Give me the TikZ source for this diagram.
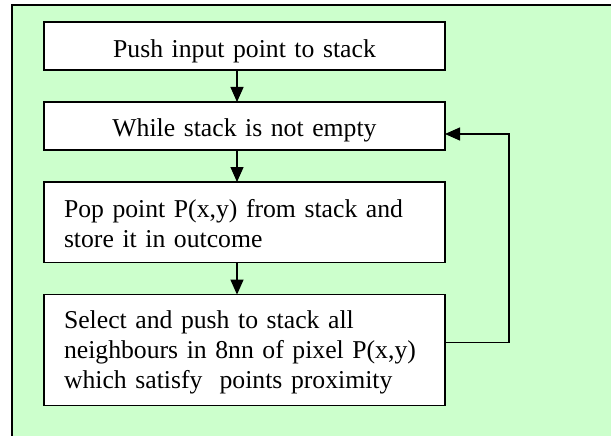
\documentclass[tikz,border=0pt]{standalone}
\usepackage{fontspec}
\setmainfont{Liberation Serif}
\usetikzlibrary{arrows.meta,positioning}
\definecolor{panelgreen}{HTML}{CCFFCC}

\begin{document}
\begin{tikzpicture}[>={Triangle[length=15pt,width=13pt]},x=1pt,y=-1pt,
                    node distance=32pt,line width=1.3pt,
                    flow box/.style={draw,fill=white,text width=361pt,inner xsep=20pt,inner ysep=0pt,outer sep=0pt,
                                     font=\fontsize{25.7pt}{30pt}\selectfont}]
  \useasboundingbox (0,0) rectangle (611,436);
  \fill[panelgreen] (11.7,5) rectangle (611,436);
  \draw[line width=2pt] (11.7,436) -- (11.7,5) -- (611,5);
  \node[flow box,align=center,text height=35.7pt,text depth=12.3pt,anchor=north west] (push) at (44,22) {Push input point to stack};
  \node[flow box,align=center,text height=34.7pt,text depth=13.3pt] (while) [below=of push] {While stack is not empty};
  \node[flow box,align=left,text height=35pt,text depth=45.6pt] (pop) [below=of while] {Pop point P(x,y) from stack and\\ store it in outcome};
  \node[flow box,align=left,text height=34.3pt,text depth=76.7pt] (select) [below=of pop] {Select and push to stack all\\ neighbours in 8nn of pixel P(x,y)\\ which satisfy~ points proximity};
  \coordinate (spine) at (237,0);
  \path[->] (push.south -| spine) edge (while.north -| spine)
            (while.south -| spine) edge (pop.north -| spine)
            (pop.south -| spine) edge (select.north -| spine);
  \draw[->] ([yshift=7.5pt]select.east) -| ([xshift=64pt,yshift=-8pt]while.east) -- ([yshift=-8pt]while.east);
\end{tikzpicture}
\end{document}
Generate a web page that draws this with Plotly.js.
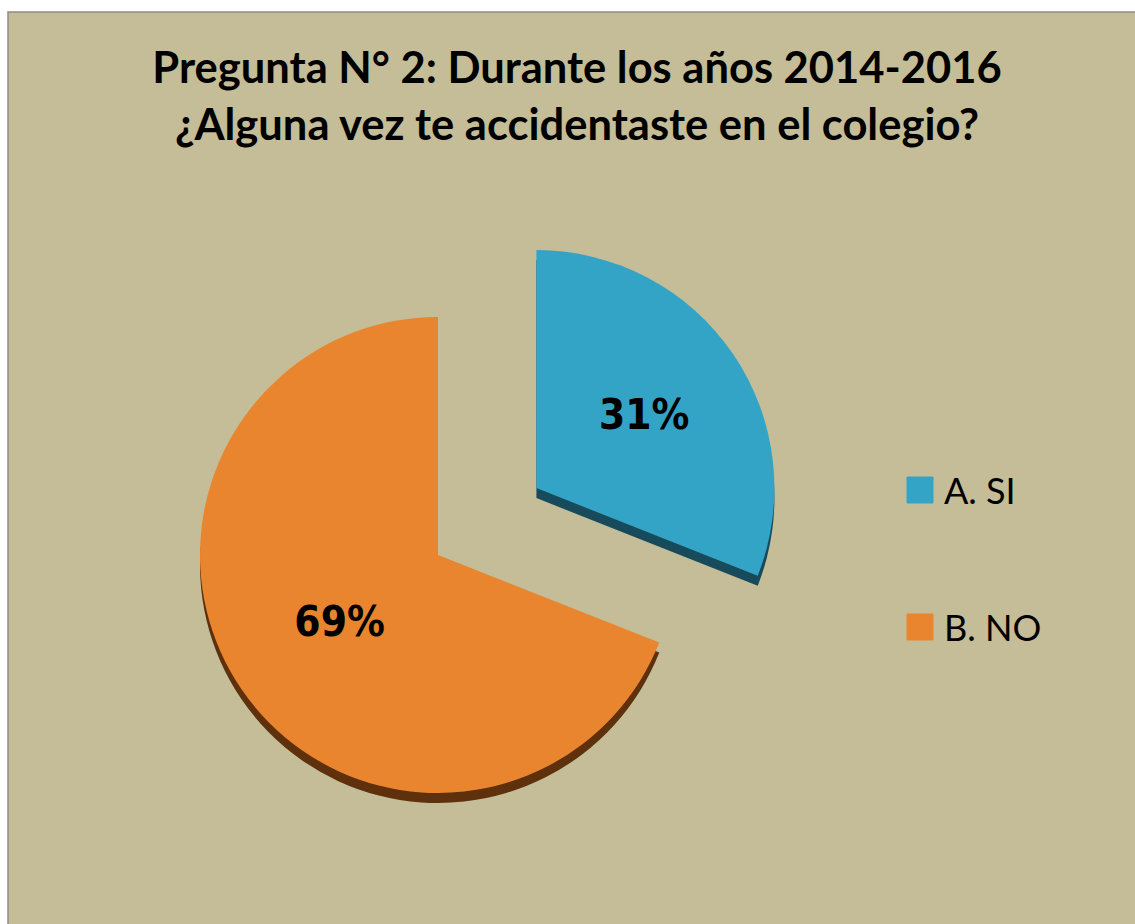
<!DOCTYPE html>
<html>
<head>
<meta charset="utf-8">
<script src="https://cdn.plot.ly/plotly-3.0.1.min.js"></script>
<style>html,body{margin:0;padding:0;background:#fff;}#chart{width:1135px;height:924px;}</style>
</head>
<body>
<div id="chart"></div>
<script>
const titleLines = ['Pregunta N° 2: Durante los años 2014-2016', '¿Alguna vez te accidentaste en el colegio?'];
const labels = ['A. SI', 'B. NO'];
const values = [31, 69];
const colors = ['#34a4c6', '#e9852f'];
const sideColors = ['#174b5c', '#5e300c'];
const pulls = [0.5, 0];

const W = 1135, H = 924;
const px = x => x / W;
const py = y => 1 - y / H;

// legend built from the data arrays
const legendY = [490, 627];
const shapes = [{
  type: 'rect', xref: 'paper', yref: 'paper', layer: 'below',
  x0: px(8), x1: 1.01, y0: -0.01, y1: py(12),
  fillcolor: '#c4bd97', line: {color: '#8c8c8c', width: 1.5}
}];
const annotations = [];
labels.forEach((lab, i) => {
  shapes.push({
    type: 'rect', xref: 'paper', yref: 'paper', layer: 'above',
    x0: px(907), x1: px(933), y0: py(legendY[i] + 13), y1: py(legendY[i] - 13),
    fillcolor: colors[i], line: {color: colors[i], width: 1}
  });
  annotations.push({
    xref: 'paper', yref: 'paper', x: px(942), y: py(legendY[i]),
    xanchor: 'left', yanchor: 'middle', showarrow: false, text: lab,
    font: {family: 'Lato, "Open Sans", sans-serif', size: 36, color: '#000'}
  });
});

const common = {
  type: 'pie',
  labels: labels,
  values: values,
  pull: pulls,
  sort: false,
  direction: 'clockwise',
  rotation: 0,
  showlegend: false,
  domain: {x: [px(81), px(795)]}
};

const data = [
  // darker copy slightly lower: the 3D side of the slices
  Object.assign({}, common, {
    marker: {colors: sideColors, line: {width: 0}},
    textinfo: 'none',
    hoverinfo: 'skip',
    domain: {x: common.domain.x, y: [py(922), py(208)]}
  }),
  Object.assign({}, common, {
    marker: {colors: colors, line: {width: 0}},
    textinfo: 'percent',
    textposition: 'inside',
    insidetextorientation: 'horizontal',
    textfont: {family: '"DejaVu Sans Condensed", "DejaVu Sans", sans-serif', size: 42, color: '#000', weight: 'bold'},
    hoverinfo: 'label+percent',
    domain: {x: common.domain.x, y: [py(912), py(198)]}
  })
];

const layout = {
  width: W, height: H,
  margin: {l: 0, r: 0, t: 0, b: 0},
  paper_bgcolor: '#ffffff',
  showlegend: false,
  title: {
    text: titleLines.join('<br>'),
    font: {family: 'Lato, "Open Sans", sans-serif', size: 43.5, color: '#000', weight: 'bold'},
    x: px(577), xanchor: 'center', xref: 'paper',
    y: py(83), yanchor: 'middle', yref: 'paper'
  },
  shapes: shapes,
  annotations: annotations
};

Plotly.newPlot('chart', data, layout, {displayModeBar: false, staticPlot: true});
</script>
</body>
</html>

TASK DESCRIPTION:
Give back, unchanged, each line from the one containing "Generate a web" through the one containing "const py = y => 1 - y / H;". Pictures are to be left out.

CORRECT RESULT:
Generate a web page that draws this with Plotly.js.
<!DOCTYPE html>
<html>
<head>
<meta charset="utf-8">
<script src="https://cdn.plot.ly/plotly-3.0.1.min.js"></script>
<style>html,body{margin:0;padding:0;background:#fff;}#chart{width:1135px;height:924px;}</style>
</head>
<body>
<div id="chart"></div>
<script>
const titleLines = ['Pregunta N° 2: Durante los años 2014-2016', '¿Alguna vez te accidentaste en el colegio?'];
const labels = ['A. SI', 'B. NO'];
const values = [31, 69];
const colors = ['#34a4c6', '#e9852f'];
const sideColors = ['#174b5c', '#5e300c'];
const pulls = [0.5, 0];

const W = 1135, H = 924;
const px = x => x / W;
const py = y => 1 - y / H;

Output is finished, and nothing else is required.